**Work instructions:** Only the lines from the line containing "Convert this diagram to TikZ code." through the line containing "(idea) at (533,106)" should be reproduced, please, with no pictures.

**Collected data entries:**
^^^^^^^^
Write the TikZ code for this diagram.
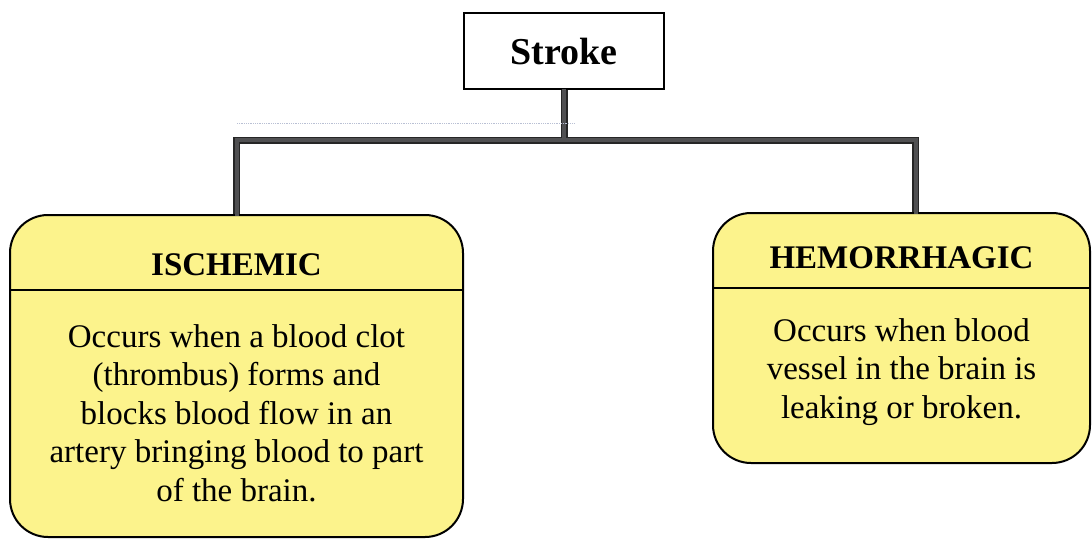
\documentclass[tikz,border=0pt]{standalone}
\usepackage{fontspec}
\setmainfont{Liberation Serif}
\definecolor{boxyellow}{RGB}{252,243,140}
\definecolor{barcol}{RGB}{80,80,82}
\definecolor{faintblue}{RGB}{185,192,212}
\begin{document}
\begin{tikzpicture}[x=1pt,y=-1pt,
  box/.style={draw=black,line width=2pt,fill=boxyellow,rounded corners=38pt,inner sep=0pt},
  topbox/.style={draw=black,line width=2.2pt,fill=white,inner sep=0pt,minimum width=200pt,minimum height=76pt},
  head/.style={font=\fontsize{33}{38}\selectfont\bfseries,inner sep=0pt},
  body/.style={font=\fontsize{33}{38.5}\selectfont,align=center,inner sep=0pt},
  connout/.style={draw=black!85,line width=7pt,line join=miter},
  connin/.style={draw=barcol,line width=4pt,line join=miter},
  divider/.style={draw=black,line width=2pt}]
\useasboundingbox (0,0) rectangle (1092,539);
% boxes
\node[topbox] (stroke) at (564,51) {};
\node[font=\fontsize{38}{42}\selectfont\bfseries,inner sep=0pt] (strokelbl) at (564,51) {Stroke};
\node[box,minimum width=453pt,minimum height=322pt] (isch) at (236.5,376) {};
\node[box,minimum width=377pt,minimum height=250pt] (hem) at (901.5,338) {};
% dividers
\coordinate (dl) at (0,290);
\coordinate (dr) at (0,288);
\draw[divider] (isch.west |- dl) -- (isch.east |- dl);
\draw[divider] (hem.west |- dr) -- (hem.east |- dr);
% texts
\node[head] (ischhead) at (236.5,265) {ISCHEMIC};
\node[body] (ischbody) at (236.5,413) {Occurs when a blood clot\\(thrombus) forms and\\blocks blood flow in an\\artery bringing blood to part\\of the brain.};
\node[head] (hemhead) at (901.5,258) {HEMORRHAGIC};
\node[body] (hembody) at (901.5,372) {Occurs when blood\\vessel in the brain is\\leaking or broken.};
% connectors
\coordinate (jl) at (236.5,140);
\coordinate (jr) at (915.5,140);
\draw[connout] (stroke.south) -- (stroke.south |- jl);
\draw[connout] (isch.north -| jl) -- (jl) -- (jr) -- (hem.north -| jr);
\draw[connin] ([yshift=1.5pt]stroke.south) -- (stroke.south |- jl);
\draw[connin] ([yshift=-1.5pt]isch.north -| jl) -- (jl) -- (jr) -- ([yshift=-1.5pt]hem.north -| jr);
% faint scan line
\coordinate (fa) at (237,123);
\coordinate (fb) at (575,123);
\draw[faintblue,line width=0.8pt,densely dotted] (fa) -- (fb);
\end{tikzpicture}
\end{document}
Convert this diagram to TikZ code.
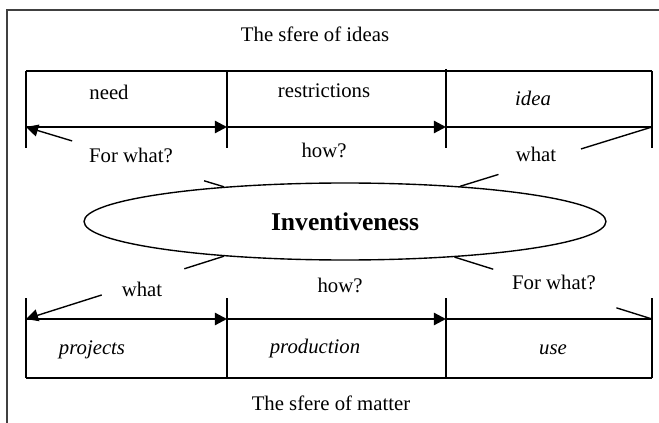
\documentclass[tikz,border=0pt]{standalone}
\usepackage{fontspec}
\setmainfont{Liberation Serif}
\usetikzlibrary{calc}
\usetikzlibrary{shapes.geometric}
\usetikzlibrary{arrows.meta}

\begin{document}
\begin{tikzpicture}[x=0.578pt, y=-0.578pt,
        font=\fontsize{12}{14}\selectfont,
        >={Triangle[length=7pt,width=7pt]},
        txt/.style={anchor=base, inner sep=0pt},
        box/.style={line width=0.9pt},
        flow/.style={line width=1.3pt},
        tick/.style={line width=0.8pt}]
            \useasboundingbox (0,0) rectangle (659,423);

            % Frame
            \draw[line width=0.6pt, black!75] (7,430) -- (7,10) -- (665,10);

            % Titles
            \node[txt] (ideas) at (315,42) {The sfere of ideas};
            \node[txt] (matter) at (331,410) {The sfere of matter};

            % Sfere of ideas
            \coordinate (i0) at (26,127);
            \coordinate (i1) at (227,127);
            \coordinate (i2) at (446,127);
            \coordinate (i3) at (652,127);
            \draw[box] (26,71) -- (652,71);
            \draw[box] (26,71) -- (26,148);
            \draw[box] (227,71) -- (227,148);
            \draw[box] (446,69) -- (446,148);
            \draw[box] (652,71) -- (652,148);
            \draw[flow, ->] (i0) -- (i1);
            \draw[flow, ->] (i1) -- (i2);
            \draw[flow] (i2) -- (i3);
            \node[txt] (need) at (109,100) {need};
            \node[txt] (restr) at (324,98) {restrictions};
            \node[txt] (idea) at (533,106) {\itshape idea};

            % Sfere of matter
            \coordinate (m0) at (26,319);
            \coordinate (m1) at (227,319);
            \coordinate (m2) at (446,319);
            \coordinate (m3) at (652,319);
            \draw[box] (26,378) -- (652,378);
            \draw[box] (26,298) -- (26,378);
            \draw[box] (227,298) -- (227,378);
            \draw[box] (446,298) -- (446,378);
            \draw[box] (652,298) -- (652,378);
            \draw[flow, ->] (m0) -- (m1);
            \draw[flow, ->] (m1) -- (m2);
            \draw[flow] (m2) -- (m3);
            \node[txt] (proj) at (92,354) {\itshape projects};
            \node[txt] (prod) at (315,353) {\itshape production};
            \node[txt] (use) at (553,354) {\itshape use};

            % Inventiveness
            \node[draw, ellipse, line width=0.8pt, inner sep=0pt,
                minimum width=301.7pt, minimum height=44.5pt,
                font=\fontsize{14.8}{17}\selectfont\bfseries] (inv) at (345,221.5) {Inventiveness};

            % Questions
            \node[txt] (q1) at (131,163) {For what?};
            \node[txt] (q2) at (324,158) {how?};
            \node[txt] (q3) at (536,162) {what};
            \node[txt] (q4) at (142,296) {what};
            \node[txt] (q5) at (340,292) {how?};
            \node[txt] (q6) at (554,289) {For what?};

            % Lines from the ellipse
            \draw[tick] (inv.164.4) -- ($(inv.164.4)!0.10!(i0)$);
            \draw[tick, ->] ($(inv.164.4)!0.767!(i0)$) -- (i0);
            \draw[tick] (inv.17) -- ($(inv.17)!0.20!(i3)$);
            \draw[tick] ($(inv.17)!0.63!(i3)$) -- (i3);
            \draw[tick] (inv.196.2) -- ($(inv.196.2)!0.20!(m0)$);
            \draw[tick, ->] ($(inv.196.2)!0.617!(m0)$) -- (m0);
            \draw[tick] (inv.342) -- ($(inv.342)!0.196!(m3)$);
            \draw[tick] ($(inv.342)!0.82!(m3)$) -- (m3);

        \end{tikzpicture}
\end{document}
^^^^^^^^
**Exercise result:**
Convert this diagram to TikZ code.
\documentclass[tikz,border=0pt]{standalone}
\usepackage{fontspec}
\setmainfont{Liberation Serif}
\usetikzlibrary{calc}
\usetikzlibrary{shapes.geometric}
\usetikzlibrary{arrows.meta}

\begin{document}
\begin{tikzpicture}[x=0.578pt, y=-0.578pt,
        font=\fontsize{12}{14}\selectfont,
        >={Triangle[length=7pt,width=7pt]},
        txt/.style={anchor=base, inner sep=0pt},
        box/.style={line width=0.9pt},
        flow/.style={line width=1.3pt},
        tick/.style={line width=0.8pt}]
            \useasboundingbox (0,0) rectangle (659,423);

            % Frame
            \draw[line width=0.6pt, black!75] (7,430) -- (7,10) -- (665,10);

            % Titles
            \node[txt] (ideas) at (315,42) {The sfere of ideas};
            \node[txt] (matter) at (331,410) {The sfere of matter};

            % Sfere of ideas
            \coordinate (i0) at (26,127);
            \coordinate (i1) at (227,127);
            \coordinate (i2) at (446,127);
            \coordinate (i3) at (652,127);
            \draw[box] (26,71) -- (652,71);
            \draw[box] (26,71) -- (26,148);
            \draw[box] (227,71) -- (227,148);
            \draw[box] (446,69) -- (446,148);
            \draw[box] (652,71) -- (652,148);
            \draw[flow, ->] (i0) -- (i1);
            \draw[flow, ->] (i1) -- (i2);
            \draw[flow] (i2) -- (i3);
            \node[txt] (need) at (109,100) {need};
            \node[txt] (restr) at (324,98) {restrictions};
            \node[txt] (idea) at (533,106) {\itshape idea};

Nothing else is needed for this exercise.